Escrito por: Nara Lacerda Brasil de Fato | São Paulo (SP)

Primeira semana de vacinação escancara falta de preparo do governo

Com poucas doses disponíveis, país ainda não tem condições de imunizar nem mesmo os grupos prioritários

Reprodução

Os dias que se seguiram à aprovação da vacina contra o coronavírus por parte da Agência Nacional de Vigilância Sanitária (Anvisa), em 17 de janeiro, deram a dimensão do desafio que o Brasil tem pela frente. Com dois imunizantes aprovados para uso emergencial, o país iniciou a campanha de vacinação contando apenas com 6 milhões de doses da vacina do Butantan garantidas, menos de 2% do necessário para vacinar toda a população.

Dias antes do aval da Anvisa, o Governo Federal vinha alardeando o carregamento de 2 milhões de doses da vacina de Oxford, fabricadas na Índia. A data de entrega prevista pelo Ministério da Saúde foi frustrada, o que diminuiu ainda mais a quantidade disponível para o começo da vacinação. A compra de material da China para produção no Brasil também emperrou.

Em participação no podcast Covid-19 na Semana, a médica de família e comunidade Nathalia Neiva dos Santos, da Rede Nacional de Médicas e Médicos Populares, afirma que a situação do Brasil é muito complexa. "Nós estamos em maus lençóis. Não é um caos não planejado, não é um caos não organizado. Tem uma política que tem sido mantida. A análise que a gente faz é que a vacina nunca foi prioridade", alerta a profissional.

As dificuldades em conseguir doses e matéria prima da vacina contra o coronavírus para toda a população eram previstas há meses, diante da demanda altíssima do mundo todo. O Brasil, no entanto, tem outros empecilhos que jogam contra, o mais grave deles está nas relações diplomáticas estabelecidas pelo governo de Jair Bolsonaro com o resto do mundo. 

Na terça-feira (19), o ministério das Relações Exteriores da Índia anunciou a primeira lista de nações para as quais enviaria a vacina, que não tinha o Brasil. No mesmo dia, um representante indiano afirmava na Organização Mundial do Comércio que a falta de acordo para derrubar os direitos de propriedade sobre o imunizante estava causando a escassez.

Junto com a África do Sul, a Índia apresentou uma proposta de quebra de patentes à Organização Mundial do Comércio (OMC) no ano passado. O Brasil não se uniu ao grupo, cortando uma relação de cooperação consolidada e histórica entre as nações emergentes. Quase uma semana depois do previsto, as doses acordadas com o país asiático chegaram ao Brasil, mas o desgaste diplomático já estava consolidado.
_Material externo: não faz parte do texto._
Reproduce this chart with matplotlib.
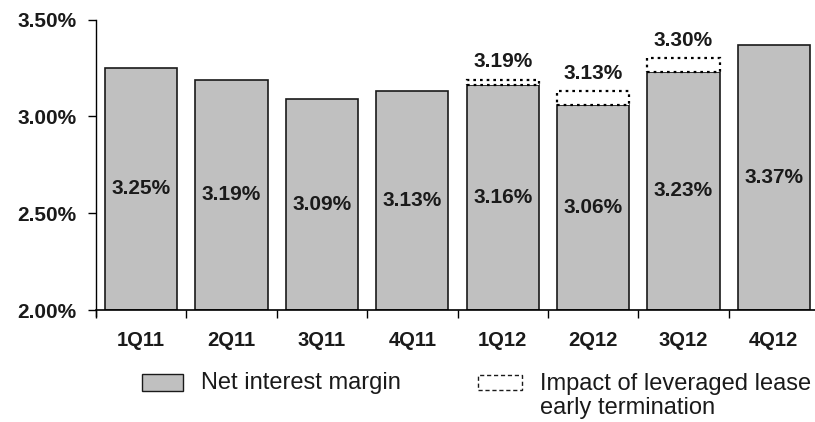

As relações internacionais também pesam para a aquisição de insumos necessários para produção das vacinas em território nacional. O material tem origem na China, país que já foi alvo de acusações, piadas e chacota por membros da gestão de Jair Bolsonaro e integrantes da família do presidente. Sem diálogo apropriado, o Brasil parece ter ido para o fim da fila nas negociações para tentar agilizar o envio da matéria prima.

A médica Nathalia Neiva enfatiza que o Sistema Único de Saúde (SUS) tem condições de levar o plano nacional de imunização à frente, mas a restrição de doses, a falta de insumos e a situação diplomática dificultam o andamento adequado desse processo. "A gente tem o aparato. A gente tem estrutura para isso. Mas, de fato, o nosso maquinário não está sendo colocado para operar", ressalta.

Por conta da falta de insumos, o Instituto Butantan passou mais de uma semana sem condições de produzir novas doses. Especialistas já calculam que a população brasileira só estará totalmente imunizada em 2022. No sábado (23), mais um elemento se somou às sucessivas comprovações de que falta organização. O Ministério da Saúde admitiu que optou, conscientemente, por não comprar 70 milhões de doses da Pfizer.

A escolha, segundo o ministério, ocorreu porque as doses não seriam suficientes, o que causaria "frustração" na população. Em nota, a pasta disse que a aquisição representaria apenas publicidade para o laboratório fabricante e acusou a farmacêutica de colocar cláusulas "abusivas" no contrato. Os termos, no entanto, seriam os mesmos oferecidos e aceitos por nações como Estados Unidos, Japão e Israel.